# fbar letter



## berniej (Mar 5, 2012)

when you do the letter for the fbar what would you have to put in it other than you had no idea you had to do them.Someone snt me these don't know if you would use any of them
A big issue with the IRS is whether or not you reported the foreign interest or dividend associated with the foreign accounts. There are a number of possibilities here:

1. There was no foreign bank interest or dividends reported. If this is the case, state it.

2. There was foreign bank interest or dividends but they were reported on your daughter's taxes. State that.

3. There was foreign interest and dividends but there were foreign taxes withheld so there was no net taxes due on the amount, state that.
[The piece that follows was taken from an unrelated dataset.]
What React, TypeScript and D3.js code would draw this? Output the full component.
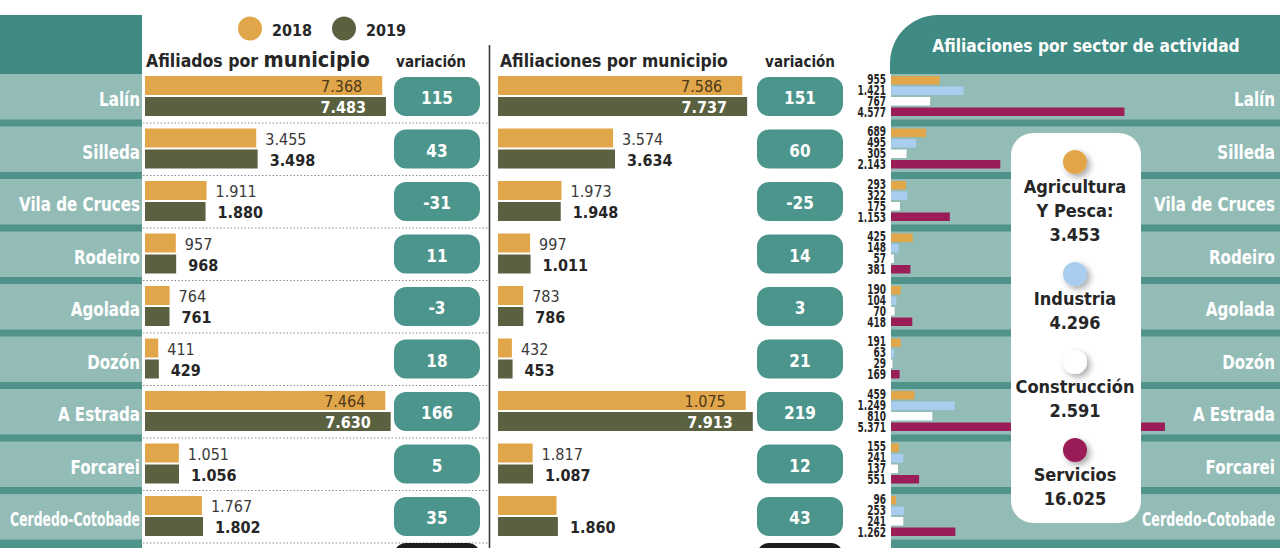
import React, { useEffect, useRef } from 'react';
import * as d3 from 'd3';

// ---------- DATA ----------
const municipios = ['Lalín', 'Silleda', 'Vila de Cruces', 'Rodeiro', 'Agolada', 'Dozón', 'A Estrada', 'Forcarei', 'Cerdedo-Cotobade'];
const years = ['2018', '2019'];
const afiliados2018 = [7368, 3455, 1911, 957, 764, 411, 7464, 1051, 1767];
const afiliados2019 = [7483, 3498, 1880, 968, 761, 429, 7630, 1056, 1802];
const variacionAfiliados = [115, 43, -31, 11, -3, 18, 166, 5, 35];
const afiliaciones2018 = [7586, 3574, 1973, 997, 783, 432, 7694, 1075, 1817];
// labels as printed in the original graphic
const afiliaciones2018Labels = ['7.586', '3.574', '1.973', '997', '783', '432', '1.075', '1.817', ''];
const afiliaciones2019 = [7737, 3634, 1948, 1011, 786, 453, 7913, 1087, 1860];
const variacionAfiliaciones = [151, 60, -25, 14, 3, 21, 219, 12, 43];
const sectorNames = [['Agricultura', 'Y Pesca:'], ['Industria'], ['Construcción'], ['Servicios']];
const sectorTotals = [3453, 4296, 2591, 16025];
const agricultura = [955, 689, 293, 425, 190, 191, 459, 155, 96];
const industria = [1421, 495, 322, 148, 104, 63, 1249, 241, 253];
const construccion = [767, 305, 175, 57, 70, 29, 810, 137, 241];
const servicios = [4577, 2143, 1153, 381, 418, 169, 5371, 551, 1262];

// ---------- STYLE ----------
const C = {
  header: '#3f8a82',
  band: '#93bcb7',
  stripe: '#4f938b',
  pill: '#4b958d',
  orange: '#e2a64a',
  olive: '#5a6141',
  blue: '#a8cdee',
  white: '#ffffff',
  magenta: '#9a1d57',
  text: '#262626',
  text2: '#3a3a3a',
  dark: '#1e1e1e',
};
const sectorColors = [C.orange, C.blue, C.white, C.magenta];
const FONT = "'DejaVu Sans Condensed', 'DejaVu Sans', sans-serif";

const locale = d3.formatLocale({ decimal: ',', thousands: '.', grouping: [3], currency: ['', '€'], minus: '-' });
const fmt = locale.format(',d');

export default function App() {
  const ref = useRef<SVGSVGElement>(null);

  useEffect(() => {
    const svg = d3.select(ref.current);
    svg.selectAll('*').remove();
    svg.attr('font-family', FONT);

    const defs = svg.append('defs');
    const f = defs.append('filter').attr('id', 'sh').attr('x', '-60%').attr('y', '-60%').attr('width', '220%').attr('height', '220%');
    f.append('feDropShadow').attr('dx', 3).attr('dy', 3).attr('stdDeviation', 3).attr('flood-color', '#000').attr('flood-opacity', 0.35);

    const n = municipios.length;
    const rowY = d3.scaleLinear().domain([0, 1]).range([74, 126.5]);
    const bandH = 45.5;

    const xL = d3.scaleLinear().domain([0, 8000]).range([145, 145 + 8000 * 0.0322]);
    const xM = d3.scaleLinear().domain([0, 8000]).range([498, 498 + 8000 * 0.0322]);
    const xR = d3.scaleLinear().domain([0, 6000]).range([891, 891 + 6000 * 0.051]);

    // ---------- backgrounds ----------
    svg.append('rect').attr('x', 0).attr('y', 15).attr('width', 142).attr('height', 59).attr('fill', C.header);
    svg.append('rect').attr('x', 0).attr('y', 74).attr('width', 142).attr('height', 474).attr('fill', C.stripe);
    svg.append('path').attr('d', 'M890,74 V63 A48,48 0 0 1 938,15 H1280 V74 Z').attr('fill', C.header);
    svg.append('rect').attr('x', 891).attr('y', 74).attr('width', 389).attr('height', 474).attr('fill', C.stripe);

    const rows = d3.range(n);
    svg.selectAll('rect.bandL').data(rows).join('rect')
      .attr('x', 0).attr('y', (i) => rowY(i)).attr('width', 142).attr('height', bandH).attr('fill', C.band);
    svg.selectAll('rect.bandR').data(rows).join('rect')
      .attr('x', 891).attr('y', (i) => rowY(i)).attr('width', 389).attr('height', bandH).attr('fill', C.band);

    // dotted separators in left panel
    svg.selectAll('line.dot').data(d3.range(1, n + 1)).join('line')
      .attr('x1', 143).attr('x2', 488)
      .attr('y1', (i) => rowY(i) - 3.5).attr('y2', (i) => rowY(i) - 3.5)
      .attr('stroke', '#8c8c8c').attr('stroke-width', 1.2).attr('stroke-dasharray', '1.5,2');

    // vertical divider
    svg.append('line').attr('x1', 489.5).attr('x2', 489.5).attr('y1', 45).attr('y2', 548)
      .attr('stroke', '#3a3a3a').attr('stroke-width', 1.6);

    // helper for condensed labels
    const fitLabel = (x: number, y: number, txt: string, maxW: number, fill: string) => {
      const g = svg.append('g');
      const t = g.append('text').attr('text-anchor', 'end').attr('font-weight', 'bold')
        .attr('font-size', 20).attr('fill', fill).text(txt);
      const len = (t.node() as SVGTextElement).getComputedTextLength();
      const s = Math.min(0.84, maxW / len);
      g.attr('transform', `translate(${x},${y}) scale(${s},1)`);
    };

    // row labels
    rows.forEach((i) => {
      fitLabel(140, rowY(i) + 32, municipios[i], 130, '#ffffff');
      fitLabel(1275, rowY(i) + 32, municipios[i], 133, '#ffffff');
    });

    // ---------- top legend ----------
    const legX = d3.scalePoint().domain(years).range([250, 344]);
    years.forEach((y, k) => {
      svg.append('circle').attr('cx', legX(y)!).attr('cy', 28.5).attr('r', 12).attr('fill', k === 0 ? C.orange : C.olive);
      svg.append('text').attr('x', legX(y)! + 22).attr('y', 36).attr('font-size', 16).attr('font-weight', 'bold')
        .attr('fill', C.text).text(y);
    });

    // ---------- headers ----------
    const h1 = svg.append('text').attr('x', 146).attr('y', 67).attr('font-weight', 'bold').attr('fill', C.text);
    h1.append('tspan').attr('font-size', 17.5).text('Afiliados por ');
    h1.append('tspan').attr('font-size', 21.5).text('municipio');
    svg.append('text').attr('x', 431).attr('y', 67).attr('text-anchor', 'middle').attr('font-size', 15).attr('font-weight', 'bold')
      .attr('fill', C.text).text('variación');
    svg.append('text').attr('x', 500).attr('y', 67).attr('font-size', 17.4).attr('font-weight', 'bold')
      .attr('fill', C.text).text('Afiliaciones por municipio');
    svg.append('text').attr('x', 800).attr('y', 67).attr('text-anchor', 'middle').attr('font-size', 15).attr('font-weight', 'bold')
      .attr('fill', C.text).text('variación');
    svg.append('text').attr('x', 1086).attr('y', 52).attr('text-anchor', 'middle').attr('font-size', 17.2).attr('font-weight', 'bold')
      .attr('fill', '#ffffff').text('Afiliaciones por sector de actividad');

    // ---------- bar panels ----------
    const panel = (
      x: d3.ScaleLinear<number, number>,
      v18: number[], v19: number[], lab18: string[], vari: number[], pillX: number,
    ) => {
      rows.forEach((i) => {
        const y0 = rowY(i);
        svg.append('rect').attr('x', x(0)).attr('y', y0 + 2).attr('width', x(v18[i]) - x(0)).attr('height', 19).attr('fill', C.orange);
        svg.append('rect').attr('x', x(0)).attr('y', y0 + 23).attr('width', x(v19[i]) - x(0)).attr('height', 19).attr('fill', C.olive);
        const in18 = v18[i] > 6000;
        const in19 = v19[i] > 6000;
        svg.append('text')
          .attr('x', in18 ? x(v18[i]) - 20 : x(v18[i]) + 9).attr('y', y0 + 18)
          .attr('text-anchor', in18 ? 'end' : 'start')
          .attr('font-size', 16).attr('fill', in18 ? '#4a3818' : C.text2).text(lab18[i]);
        svg.append('text')
          .attr('x', in19 ? x(v19[i]) - 20 : x(v19[i]) + 12).attr('y', y0 + 39)
          .attr('text-anchor', in19 ? 'end' : 'start')
          .attr('font-size', 16).attr('font-weight', 'bold').attr('fill', in19 ? '#ffffff' : C.text).text(fmt(v19[i]));
        svg.append('rect').attr('x', pillX).attr('y', y0 + 3).attr('width', 86).attr('height', 39).attr('rx', 12)
          .attr('fill', C.pill);
        svg.append('text').attr('x', pillX + 43).attr('y', y0 + 30).attr('text-anchor', 'middle')
          .attr('font-size', 17).attr('font-weight', 'bold').attr('fill', '#ffffff').text(fmt(vari[i]));
      });
    };
    panel(xL, afiliados2018, afiliados2019, afiliados2018.map((v) => fmt(v)), variacionAfiliados, 394);
    panel(xM, afiliaciones2018, afiliaciones2019, afiliaciones2018Labels, variacionAfiliaciones, 757);

    // totals row pills (cut off at the bottom edge)
    [394, 757].forEach((px) => {
      svg.append('rect').attr('x', px).attr('y', rowY(n) - 3.5).attr('width', 86).attr('height', 39).attr('rx', 12).attr('fill', C.dark);
    });

    // ---------- sector panel ----------
    const sectors = [agricultura, industria, construccion, servicios];
    rows.forEach((i) => {
      const y0 = rowY(i);
      sectors.forEach((arr, k) => {
        svg.append('rect').attr('x', xR(0)).attr('y', y0 + 2 + k * 10.5).attr('width', xR(arr[i]) - xR(0)).attr('height', 8.5)
          .attr('fill', sectorColors[k]);
        svg.append('text').attr('transform', `translate(886,${y0 + 9.5 + k * 11}) scale(0.74,1)`)
          .attr('text-anchor', 'end').attr('font-size', 13.5).attr('font-weight', 'bold').attr('fill', C.text)
          .text(fmt(arr[i]));
      });
    });

    // legend box
    svg.append('rect').attr('x', 1011).attr('y', 133).attr('width', 130).attr('height', 390).attr('rx', 22).attr('fill', '#ffffff');
    let cy = 162;
    sectorNames.forEach((lines, k) => {
      svg.append('circle').attr('cx', 1075).attr('cy', cy).attr('r', 12).attr('fill', sectorColors[k]).attr('filter', 'url(#sh)');
      let by = cy + 31;
      lines.forEach((ln) => {
        svg.append('text').attr('x', 1075).attr('y', by).attr('text-anchor', 'middle').attr('font-size', 18)
          .attr('font-weight', 'bold').attr('fill', C.text).text(ln);
        by += 24;
      });
      svg.append('text').attr('x', 1075).attr('y', by).attr('text-anchor', 'middle').attr('font-size', 18)
        .attr('font-weight', 'bold').attr('fill', C.text).text(fmt(sectorTotals[k]));
      cy = by + 33;
    });
  }, []);

  return (
    <svg
      ref={ref}
      width={1280}
      height={548}
      style={{ position: 'absolute', left: 0, top: 0, display: 'block', background: '#ffffff' }}
    />
  );
}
4. there were foreign interest and divs but your daughters weren't required to file a tax return due to income limits or had so little income it didn't make a difference.

5. Worst case: You had foreign int and divs, did not report them, and your daughters owe taxes. You need to file 1040Xs and just state that

6. you didn't understand the tax laws.
got these from another site and other than #6 should you also use

Do I have to say anything on the in the fbar letter about interest or just I didn't know what was going on.

Thanks again.

Bernie


----------



## Bevdeforges (Nov 16, 2007)

Don't mention anything about interest or income in the FBAR letter. The FBAR form is simply a declaration that you have an account overseas. You only recently learned that you were supposed to file this, and so now you are filing your current FBAR along with x prior years. Period.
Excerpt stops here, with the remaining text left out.